WASHINGTON, Jan. 26 (Xinhua) -- The United States was "deeply troubled" by efforts in Thailand to disrupt early voting, the state department said Sunday, calling on all sides to refrain from violence.
"The United States is deeply troubled by efforts to block polls and otherwise prevent voting in Thailand, and by the most recent acts of political violence," State Department spokeswoman Jennifer Psaki said in a statement.
Out of 50 polling stations in Bangkok, Thailand's capital, only seven remained open as of 11 a.m. local time, while in 15 southern provinces, most people were unable to cast a vote due to anti-government protesters' efforts to block and disrupt.
Suthin Tharathin, a core leader of anti-government protests, was shot dead on Sunday in Bangkok.
"While we do not take sides in the political dispute and strongly support freedom of expression and the right to peaceful protest, preventing citizens from voting violates their universal rights and is inconsistent with democratic values," Psaki said.

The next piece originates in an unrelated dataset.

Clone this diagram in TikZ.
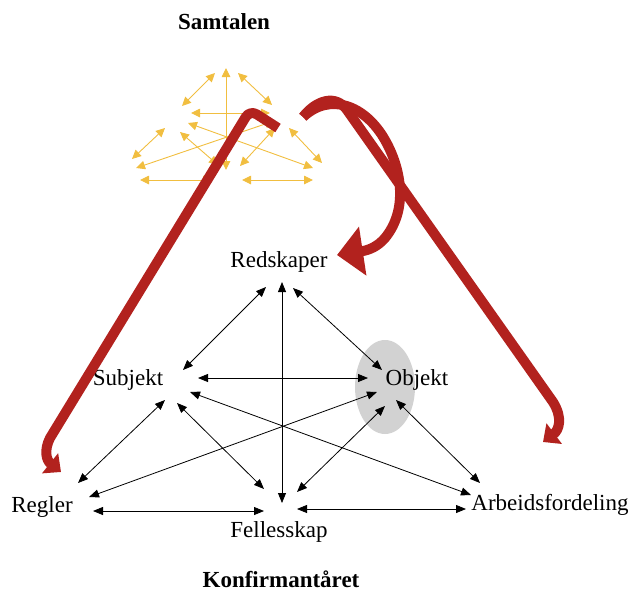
\documentclass[tikz,border=0pt]{standalone}
\usepackage{fontspec}
\setmainfont{Liberation Serif}
\usetikzlibrary{arrows.meta}
\definecolor{samgold}{RGB}{241,190,64}
\definecolor{loopred}{RGB}{178,34,30}
\definecolor{objgray}{RGB}{210,210,210}
\tikzset{
  tlabel/.style={font=\fontsize{23}{27}\selectfont, anchor=base, inner sep=0pt},
  headtitle/.style={font=\fontsize{23}{27}\selectfont\bfseries, anchor=base, inner sep=0pt},
  blink/.style={line width=0.8pt, {Triangle[length=10pt,width=8pt]}-{Triangle[length=10pt,width=8pt]}},
  minilink/.style={samgold, line width=0.9pt, {Triangle[length=9pt,width=8.5pt]}-{Triangle[length=9pt,width=8.5pt]}},
  redloop/.style={loopred, line width=10pt, line join=round, -{Triangle[length=14pt,width=25pt]}},
}
\begin{document}
\begin{tikzpicture}[x=1pt,y=-1pt]
\useasboundingbox (0,0) rectangle (631,592);

% highlighted object
\fill[objgray] (385,387) ellipse [x radius=30pt, y radius=47pt];

% labels
\node[headtitle] (samtalen) at (224,29) {Samtalen};
\node[tlabel] (redskaper) at (279,267) {Redskaper};
\node[tlabel] (subjekt) at (128,385) {Subjekt};
\node[tlabel] (objekt) at (417,385) {Objekt};
\node[tlabel] (regler) at (42,512) {Regler};
\node[tlabel] (fellesskap) at (279,537) {Fellesskap};
\node[tlabel] (arbeid) at (550,510) {Arbeidsfordeling};
\node[headtitle] (konf) at (281,587) {Konfirmantåret};

% activity system: arrow ends around each corner
\coordinate (Tl) at (266,287);  \coordinate (Tc) at (282,282);  \coordinate (Tr) at (293,288);
\coordinate (Lt) at (183,370);  \coordinate (Lr) at (198,378);  \coordinate (Lbl) at (165,400);
\coordinate (Lb) at (177,403);  \coordinate (Lbr) at (190,392);
\coordinate (Rt) at (382,370);  \coordinate (Rl) at (368,378);  \coordinate (Rbl) at (377,392);
\coordinate (Rb) at (385,406);  \coordinate (Rbr) at (396,400);
\coordinate (BLl) at (78,483);  \coordinate (BLr) at (89,497);  \coordinate (BLb) at (93,511);
\coordinate (Bt) at (282,503);  \coordinate (Bl) at (264,489);  \coordinate (Br) at (297,492);
\coordinate (Bhl) at (264,511); \coordinate (Bhr) at (297,509);
\coordinate (BRl) at (471,495); \coordinate (BRr) at (480,483); \coordinate (BRh) at (466,509);

\draw[blink] (Tl) -- (Lt);
\draw[blink] (Tc) -- (Bt);
\draw[blink] (Tr) -- (Rt);
\draw[blink] (Lr) -- (Rl);
\draw[blink] (Lbl) -- (BLl);
\draw[blink] (Lb) -- (Bl);
\draw[blink] (Lbr) -- (BRl);
\draw[blink] (Rbl) -- (BLr);
\draw[blink] (Rb) -- (Br);
\draw[blink] (Rbr) -- (BRr);
\draw[blink] (BLb) -- (Bhl);
\draw[blink] (Bhr) -- (BRh);

% small copy of the system for the conversation
\coordinate (mTl) at (215,73);  \coordinate (mTc) at (226,68);  \coordinate (mTr) at (238,73);
\coordinate (mLt) at (182,106); \coordinate (mLr) at (191,113); \coordinate (mLbl) at (165,128);
\coordinate (mLb) at (180,132); \coordinate (mLbr) at (188,123);
\coordinate (mRt) at (272,105); \coordinate (mRl) at (270,113); \coordinate (mRbl) at (274,121);
\coordinate (mRb) at (275,128); \coordinate (mRbr) at (289,128);
\coordinate (mBLl) at (132,159); \coordinate (mBLr) at (136,168); \coordinate (mBLb) at (140,180);
\coordinate (mBt) at (226,170); \coordinate (mBl) at (218,165); \coordinate (mBr) at (240,166);
\coordinate (mBhl) at (212,180); \coordinate (mBhr) at (242,180);
\coordinate (mBRl) at (313,168); \coordinate (mBRr) at (322,163); \coordinate (mBRh) at (313,180);

\draw[minilink] (mTl) -- (mLt);
\draw[minilink] (mTc) -- (mBt);
\draw[minilink] (mTr) -- (mRt);
\draw[minilink] (mLr) -- (mRl);
\draw[minilink] (mLbl) -- (mBLl);
\draw[minilink] (mLb) -- (mBl);
\draw[minilink] (mLbr) -- (mBRl);
\draw[minilink] (mRbl) -- (mBLr);
\draw[minilink] (mRb) -- (mBr);
\draw[minilink] (mRbr) -- (mBRr);
\draw[minilink] (mBLb) -- (mBhl);
\draw[minilink] (mBhr) -- (mBRh);

% thick red transfer arrows
\draw[redloop] (278,128) [rounded corners=8pt] -- (250,110) [sharp corners] -- (50,438)
  .. controls (44,450) and (46,460) .. (61,472);
\draw[redloop] (303,117) .. controls (316,100) and (336,94) .. (347,110) -- (553,402)
  .. controls (563,418) and (559,430) .. (543,442);
\draw[redloop, -{Triangle[length=26pt,width=48pt]}] (303,117)
  .. controls (330,92) and (365,105) .. (385,140)
  .. controls (402,170) and (408,210) .. (385,238)
  .. controls (378,246) and (370,250) .. (337,255);
\end{tikzpicture}
\end{document}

"We reiterate our call for all sides to refrain from violence, exercise restraint, and commit to sincere dialogue to resolve political differences peacefully and democratically," she added.
Thai Prime Minister Yingluck Shinawatra could delay the election she has called for Feb. 2, as a Constitutional Court ruled on Friday in favor of a delay.
The government declared a 60-day state of emergency, effective from Wednesday, as part of its efforts to curb ongoing protests that started in October following the passage of a government-backed amnesty bill that could have led to the return of Thaksin Shinawatra, the former prime minister and Yingluck's brother.